Reduzindo o que já era baixo
A presença de mulheres e de negros em cargos políticos é ainda abaixo da proporção desses grupos na população brasileira. Historicamente, os movimentos negros e de mulheres buscam aumentar a representatividade na política institucional. Em 2022, a Coalizão Negra de Direitos lançou o Quilombo nos Parlamentos para apoiar candidaturas negras para o Congresso Nacional e Assembleias Legislativas em todo o país.

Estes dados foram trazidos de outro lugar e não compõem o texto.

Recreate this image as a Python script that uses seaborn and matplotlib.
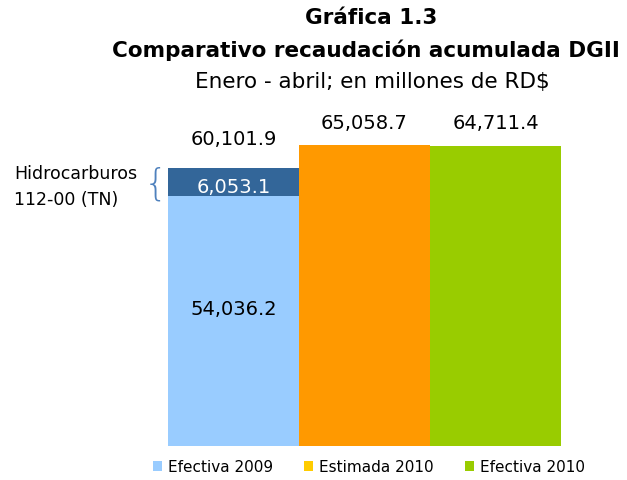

Dados recentes do Tribunal Superior Eleitoral apontam que as candidaturas negras representam 52% do total de candidatos que disputarão as eleições municipais no Brasil. De acordo com o TSE, Do total de 456.310 candidaturas registradas, 155 mil são de mulheres e 301.310 são de homens. Desses totais por gênero, 74.355 são mulheres não negras, 80.645 mulheres negras, 159.942 homens negros e 141.368 homens não negros.
No entanto, parte significativa dessas candidaturas podem não se viabilizar devido à falta de financiamento. O poder econômico, se não é determinante, é um dos fatores mais decisivos para uma campanha ser vitoriosa. Embora, nos últimos anos, tenha sido registrado um aumento no número de candidaturas negras e de mulheres, esses grupos ainda são sub-representados nos legislativos e nos executivos. Pesquisas costumam indicar que essa sub-representação permanece, em grande medida, pela desigualdade no acesso aos recursos, entre homens e mulheres; negros e brancos e cisgêneros e transgêneros.
Com o propósito de tornar a disputa política mais equilibrada, o Tribunal Superior Eleitoral (TSE) definiu que candidatos negros têm direito a verbas públicas, de forma proporcional, para financiamento de campanha e tempo de propaganda eleitoral gratuita no rádio e na televisão. A resolução 23.665, de 9 de dezembro de 2021, dispõe sobre a divisão de recursos para candidaturas negras e de mulheres.
No entanto, na eleição de 2022 quando as candidaturas negras representavam 50%, os candidatos negros denunciavam que não estavam recebendo os repasses devidos, conforme revelei em reportagem para o jornal Estado de Minas (‘Estou me sentido usado’, diz candidato do MDB sobre verbas para negros). Diante de um flagrante desrespeito às candidaturas negras, os postulantes lesados esperavam que esse descumprimento por parte dos partidos pudesse ser punido de alguma forma.
Dois anos depois, o Congresso Nacional se mobilizou para que os partidos sejam perdoados por não terem empregado os valores proporcionais nas candidaturas negras e de mulheres.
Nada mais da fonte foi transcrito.